CHARKHA E-NEWSLETTER/BIMONTHLY ISSUE July-August 2011
Spinning Action into Words
 
 


The inner world of bidi workers

By Aloka Kujur, Ranchi

Bela bibi lives in a ramshackle mud-house in Kismatkadamsar village, district Pakud in Jharkhand.  Only 22 years old, when she first entered this house as a bride, Bela did not at the time know how to make ‘bidis’, nor was she at all familiar with what goes into this rather innocuous looking item.  Her lack of skill in this activity was anathema in a household where the source of livelihood was’ bidi making’ a cottage industry which spread out impressively across the region.  It was the economic foundation of the household.

Her status as ‘uninitiated’ into the bidi trade did not remain for long though.  She was quickly brought to speed by her mother-in-law grooming her in different aspects of the trade.   Soon Bela picked up and her fingers were flying.   So it was for hundreds of households in this village, largely Muslim families.
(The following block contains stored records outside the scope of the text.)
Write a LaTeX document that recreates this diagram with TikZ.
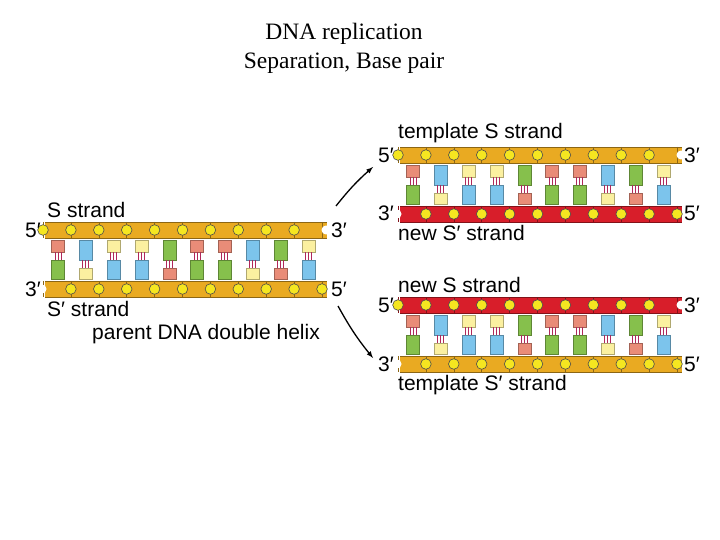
\documentclass[tikz,border=0pt]{standalone}
\usepackage{fontspec}
\setmainfont{Liberation Serif}
\newfontfamily\lsans{Liberation Sans}
\begin{document}
\definecolor{gold}{HTML}{E9AA22}
\definecolor{redb}{HTML}{D81E2A}
\definecolor{phos}{HTML}{F5E620}
\definecolor{sal}{HTML}{E98C78}
\definecolor{blu}{HTML}{7CC4EC}
\definecolor{yel}{HTML}{FBF0A0}
\definecolor{grn}{HTML}{86C04C}
\definecolor{bond}{HTML}{B0285A}
\tikzset{
 lab/.style={font=\lsans\fontsize{21}{23}\selectfont, inner sep=0pt},
 ttl/.style={font=\fontsize{23.5}{26}\selectfont, inner sep=0pt},
 ph/.style={draw=black!70, fill=phos, line width=0.6pt},
 arr/.style={-latex, line width=1.3pt}
}
\newcommand\backbone[4]{%
  \fill[#3] (#1,#2-8) rectangle (#1+282,#2+8);
  \draw[#4,line width=0.6pt] (#1,#2-8) -- (#1+282,#2-8) (#1,#2+8) -- (#1+282,#2+8);
  \foreach \j in {0,...,10} {\draw[#4,line width=0.6pt] (#1-2+27.9*\j,#2-8) -- (#1-2+27.9*\j,#2+8);}
}
\newcommand\duplex[4]{%
  \backbone{#1}{#2}{#3}{#3!60!black}{1}
  \backbone{#1}{#2+59}{#4}{#4!60!black}{0}
  \foreach \i/\t/\b/\tl in {0/sal/grn/0,1/blu/yel/1,2/yel/blu/0,3/yel/blu/0,4/grn/sal/1,5/sal/grn/0,6/sal/grn/0,7/blu/yel/1,8/grn/sal/1,9/yel/blu/0}{
    \pgfmathsetmacro\xc{#1+13+27.8*\i}
    \pgfmathsetmacro\tlen{\tl==1 ? 20 : 12}
    \pgfmathsetmacro\bstart{#2+10+\tlen+8}
    \draw[\t!70!black,fill=\t,line width=0.4pt] (\xc-6.5,#2+10) rectangle (\xc+6.5,#2+10+\tlen);
    \draw[\b!70!black,fill=\b,line width=0.4pt] (\xc-6.5,\bstart) rectangle (\xc+6.5,#2+49);
    \foreach \d in {-3,0,3}{\draw[bond,line width=0.9pt] (\xc+\d,#2+10+\tlen) -- (\xc+\d,\bstart);}
  }
  \foreach \j in {0,...,9} {\draw[ph] (#1-2+27.9*\j,#2) circle (5.3);}
  \foreach \j in {1,...,10} {\draw[ph] (#1-2+27.9*\j,#2+59) circle (5.3);}
  \fill[white] (#1+281,#2) circle (4.5);
  \fill[white] (#1-3,#2+59) circle (4.5);
}
\begin{tikzpicture}[x=1pt,y=-1pt]
\useasboundingbox (0,0) rectangle (720,540);
\fill[white] (0,0) rectangle (720,540);
\node[ttl] (t1) at (344,34) {DNA replication};
\node[ttl] (t2) at (344,63) {Separation, Base pair};
% parent
\duplex{45}{230}{gold}{gold}
\node[lab,anchor=west] (ls) at (47,210) {S strand};
\node[lab] (l5a) at (33,230) {5′};
\node[lab] (l3a) at (339,230) {3′};
\node[lab] (l3b) at (33,289) {3′};
\node[lab] (l5b) at (339,289) {5′};
\node[lab,anchor=west] (lsp) at (47,309) {S′ strand};
\node[lab,anchor=west] (lp) at (92,334) {parent DNA double helix};
% right top
\duplex{400}{155}{gold}{redb}
\node[lab,anchor=west] (rt) at (398,133) {template S strand};
\node[lab] (r5a) at (386,155) {5′};
\node[lab] (r3a) at (692,155) {3′};
\node[lab] (r3b) at (386,213) {3′};
\node[lab] (r5b) at (692,213) {5′};
\node[lab,anchor=west] (rn) at (398,233) {new S′ strand};
% right bottom
\duplex{400}{305}{redb}{gold}
\node[lab,anchor=west] (bn) at (398,285) {new S strand};
\node[lab] (b5a) at (386,305) {5′};
\node[lab] (b3a) at (692,305) {3′};
\node[lab] (b3b) at (386,364) {3′};
\node[lab] (b5b) at (692,364) {5′};
\node[lab,anchor=west] (bt) at (398,385) {template S′ strand};
\coordinate (a1s) at (336,206); \coordinate (a1e) at (373,167);
\coordinate (a2s) at (338,306); \coordinate (a2e) at (373,358);
\draw[arr] (a1s) to[bend left=5] (a1e);
\draw[arr] (a2s) to[bend right=5] (a2e);
\end{tikzpicture}
\end{document}
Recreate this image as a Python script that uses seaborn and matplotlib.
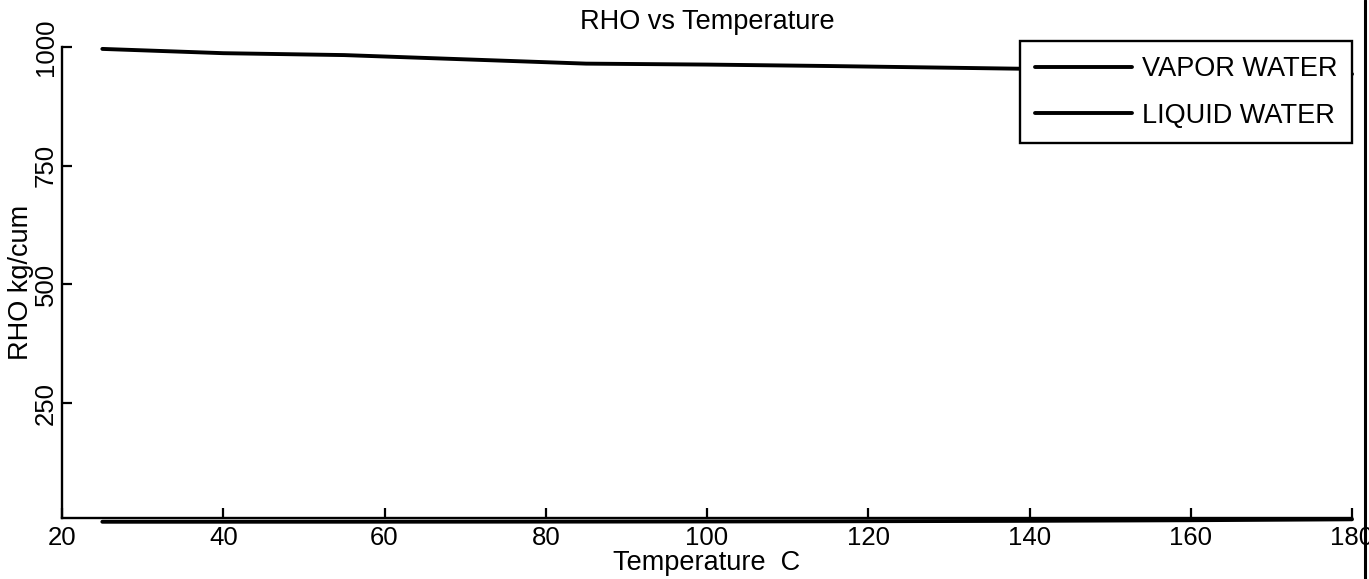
import matplotlib
matplotlib.use("Agg")
import matplotlib.pyplot as plt
from matplotlib.lines import Line2D
import pandas as pd
import seaborn as sns

# Temperatures (C) at which densities were tabulated
temperature = [25, 40, 55, 70, 85, 100, 115, 140, 160, 180]
# Density of saturated vapour, kg/m^3
rho_vapor = [0.02, 0.05, 0.10, 0.20, 0.35, 0.60, 0.97, 1.97, 3.26, 5.16]
# Density of liquid water, kg/m^3
rho_liquid = [996, 987, 983, 974, 965, 963, 960, 954, 949, 943]

series_names = ["VAPOR WATER", "LIQUID WATER"]
x_ticks = [20, 40, 60, 80, 100, 120, 140, 160, 180]
y_ticks = [250, 500, 750, 1000]

df = pd.DataFrame({
    "Temperature": temperature * 2,
    "RHO": rho_vapor + rho_liquid,
    "phase": [series_names[0]] * len(temperature) + [series_names[1]] * len(temperature),
})

sns.set_theme(style="ticks")
plt.rcParams["font.family"] = ["Liberation Sans", "DejaVu Sans"]
plt.rcParams["axes.edgecolor"] = "black"
plt.rcParams["text.color"] = "black"
plt.rcParams["axes.labelcolor"] = "black"

fig = plt.figure(figsize=(13.69, 5.79), dpi=100)
ax = fig.add_axes([0.0453, 0.1054, 0.9423, 0.8134])

sns.lineplot(
    data=df, x="Temperature", y="RHO", hue="phase",
    hue_order=series_names, palette=["black", "black"],
    linewidth=2.8, estimator=None, ax=ax,
)
for ln in ax.lines:
    ln.set_clip_on(False)

ax.set_xlim(20, 180)
ax.set_ylim(8, 1000)
ax.set_xticks(x_ticks)
ax.set_yticks(y_ticks)

for side in ("top", "right"):
    ax.spines[side].set_visible(False)
for side in ("left", "bottom"):
    ax.spines[side].set_linewidth(1.7)
    ax.spines[side].set_color("black")

ax.tick_params(axis="both", direction="in", length=7, width=1.6,
               colors="black", labelsize=18.5)
ax.tick_params(axis="x", pad=6)
ax.tick_params(axis="y", pad=3, labelrotation=90)
for lab in ax.get_yticklabels():
    lab.set_verticalalignment("center")

ax.set_title("RHO vs Temperature", fontsize=19.5, pad=13)
ax.set_xlabel("Temperature  C", fontsize=19.5, labelpad=0)
ax.set_ylabel("RHO kg/cum", fontsize=19.5)
ax.yaxis.set_label_coords(-0.0215, 0.5)

leg = ax.legend(
    loc="upper right", bbox_to_anchor=(1.0, 1.012), frameon=True,
    fancybox=False, edgecolor="black", framealpha=1, fontsize=19.5,
    handlelength=3.6, handletextpad=0.35, labelspacing=0.75,
    borderpad=0.55, borderaxespad=0.0,
)
leg.get_frame().set_linewidth(1.7)
for h in leg.get_lines():
    h.set_linewidth(2.8)

# sheet edge along the right side
fig.add_artist(Line2D([0.9971, 0.9971], [0, 1], transform=fig.transFigure,
                      color="black", linewidth=2.2))

fig.savefig("out.png", dpi=100, facecolor="white")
Hasiba bibi, Kharijun bibi, Shahida bibi, Shayara bibi all came into their hushand’s home, learnt the trade and today full fledged workers in the bidi industry, contributing to their family income.  This is something they could easily do while attending to their other domestic tasks and earn an income sitting at home. Indeed, it was figuratively speaking; the ‘bidi’ that was lighting the ‘chulha’ (cooking stove) in many homes.  The hearth fires were kept burning through ‘bidi making’. 

What is interesting is that around the village, across the region, other avenues of earning a wage have opened up yet Kismatkadamsar remains cocooned in its traditional occupation. It is almost that the women do not want to venture out to explore their options.  Quizzing Bela bibi on this, she says, “We do not venture out of our homes. Our culture does not allow that.  We are aware of new opportunities to earn but for that we will need to step out of the house.”  Talking to her it becomes increasingly clear that it is a combination of factors that keeps women like Bela in their homes, tied to the trade. The all-subsuming poverty that young women like Bela grew up in deprived them of an education.  Thus they needed to opt for a trade, a skill that did not require the education, even the rudiments of it.  Then there is the social stigma against women moving out of their homes to work.  All of this comes together for numerous Muslim women in Kismatkadamsar village. It is like a collective consciousness, which keeps women at home, rolling bidis. 

However, the sad truth about this trade invariably makes itself apparent in the later years of these women. The close proximity to tobacco, inhalation of its fine dust, for years and years takes its toll and catches up with these women at a time, when their natural buoyancy and youthful energy is on a decline. They are plagued with various illnesses emanating from their physical connection with bidi ingredients. It is ironical that the very activity that these women undertake to improve their lives, in a sense destroys it. 

It actually has a domino effect.  The trade gets invariably passed onto the children who instead of going to school prioritise helping their mothers in the bidi making.  It almost exists as an unwritten law affecting lives of the Gen-Next.  The trade has thus entrenched itself into the lives of the community, partly due to their poverty and lack of income-generation alternatives but equally due to the social pressures that prevent people from breaking out of the mould, the social conditioning that surrounds it. They remain, generation after generation, bound by the same reasoning, the same need for an income and circumspect by societal norms and economic considerations.